I was browsing through “the Irish Sporting News” a few days ago. For the uninitiated, this dated slang expression refers to the obituary columns. The term probably had its origins in the propensity of the Irish to consult the obituaries in order to attend wakes and funerals in decades gone by.

Still, once you are of a certain age, you check the daily obituaries to make sure that
you are still breathing and to fulfill your obligations towards others.

In any event, what struck me was the obituary for an elderly gentleman who had passed away in his nineties. What caught my attention was that this person was listed as a proud graduate of Crane High School.

Crane has been in the headlines too often lately for the escalating gang violence that has been occurring there on an almost daily basis. One teenager shot and killed another student in a gang related quarrel over a baseball cap recently. The police department responded by promising to provide even more police officers to patrol the streets that border the school grounds. Absenteeism has been up sharply after the most recent shooting at the high school which is located in the 2200 hundred block of West Jackson.

Richard T. Crane High School was not always synonymous with such urban crime. In an early age, another impoverished group resided in the near West side
neighborhood that the school serves. Once upon a time, the area was largely populated by Russian Jewish immigrants. Many of these people were merchants and
the peddlers who worked along Maxwell Street. Although the immediate vicinity was not considered to be much more than a ghetto, the crimes occurring in
the slum neighborhood seldom shocked the entire city. There were occasional charges of labor union racketeering, ballot boxes being stuffed and election day violence at the polls during the Twenties, but there were no stories of teenagers killing each other over such trifles as a designer baseball cap or an
expensive pair of gym shoes.

Despite being impoverished and oftentimes socially ostracized due to anti-Semitism, many of the first generation children of the Russian Jews were eager to obtain an education as a means of improving their economic and social status. They managed to do so without the benefit of much in the way of government sponsored social welfare programs and subsidized public housing. The seven campuses of the City Colleges of Chicago trace their origins to the establishment of first junior college that was an annex to Crane High School. One of the working class students who attended Crane Junior College was Arthur J. Goldberg, the son of a Russian born peddler who sold vegetables from a horse drawn wagon. Goldberg obtained a college scholarship that permitted him to
attend Crane. He went on to become a noted labor lawyer and eventually served as the US Secretary of Labor before being appointed as an Associate Justice of the Supreme Court of the United States by President John F. Kennedy.

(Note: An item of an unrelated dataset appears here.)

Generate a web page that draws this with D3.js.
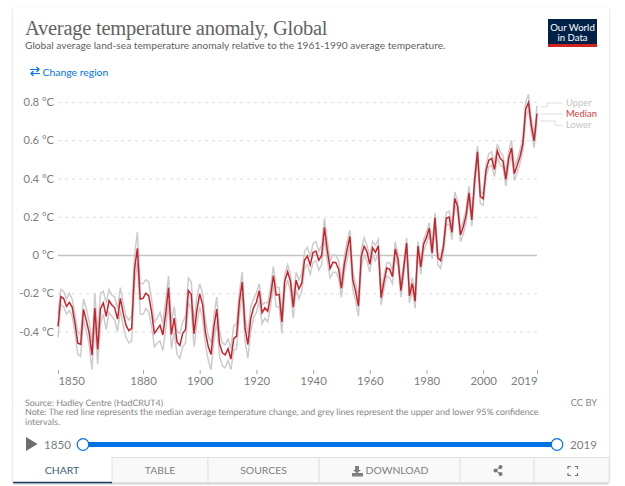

The current Supreme Court term includes an interesting case being heard on appeal from the District of Columbia. For the first time in seventy-one years, the high court agreed to hear a case concerning the Second Amendment. Preliminary reports suggest that a majority of the Court is prepared to issue an
opinion reaffirming that an individual right to gun ownership is included in the Bill of Rights.

Our former State’s Attorney and current Mayor, Richard M. Daley, has been spending huge sums of money on legal fees trying to
collect civil damages from gun manufacturers on the basis of product liability theories.

According to this lawsuit, which has been rejected at every turn, guns are inherently dangerous and cannot be sold to any end consumer safely.

People do not kill, guns do, so let’s ban guns by making it prohibitive for any firm
to manufacture weapons. Chicago has nothing to show for this politically correct litigation other than huge legal bills.

The outrage concerning the shooting at Crane High School has lead to predictable calls to ban the sale and ownership of guns. This is becoming the norm
after every gun related tragedy. Nobody calls for the abolition of
automobile ownership after every traffic fatality despite the fact that more persons die
of injuries sustained in car collisions ever year than of gun violence.

None of the opponents of private gun ownership has the forthright honesty to seek to repeal the Second Amendment directly. Most of the successful efforts to restrict gun rights have occurred as the result of legislative subterfuge,
usually at the municipal level. The current litigation pending before the Supreme Court threatens to invalidate hundreds of such laws.

Restrictive gun laws in the District of Columbia have utterly failed to curb crime while
effectively disarming law abiding citizens. When guns are outlawed,
only outlaws with have guns as the saying goes.

How is it that previous generations of Chicagoans managed to survive with widespread gun ownership being the norm? In 1900, an estimated crowd of ten
thousand spectators assembled to watch the Cubs play the Philadelphia Phillies
in a doubleheader at the West Side Grounds (near Polk and Wolcott
Streets).

According to newspaper reports, more than one thousand fans celebrated the Fourth of July and the Cubs winning both contests by firing their revolvers into
the air. No injuries or arrests were reported. I am indebted to the late Sun-Times columnist Eddie Gold and his collaborator, Art Ahrens, for this anecdote. The former ballpark was located on what is now the campus of
the University of Illinois at Chicago. The Cubs moved to Weegham Park in 1916. The stadium was subsequently renamed Wrigley Field.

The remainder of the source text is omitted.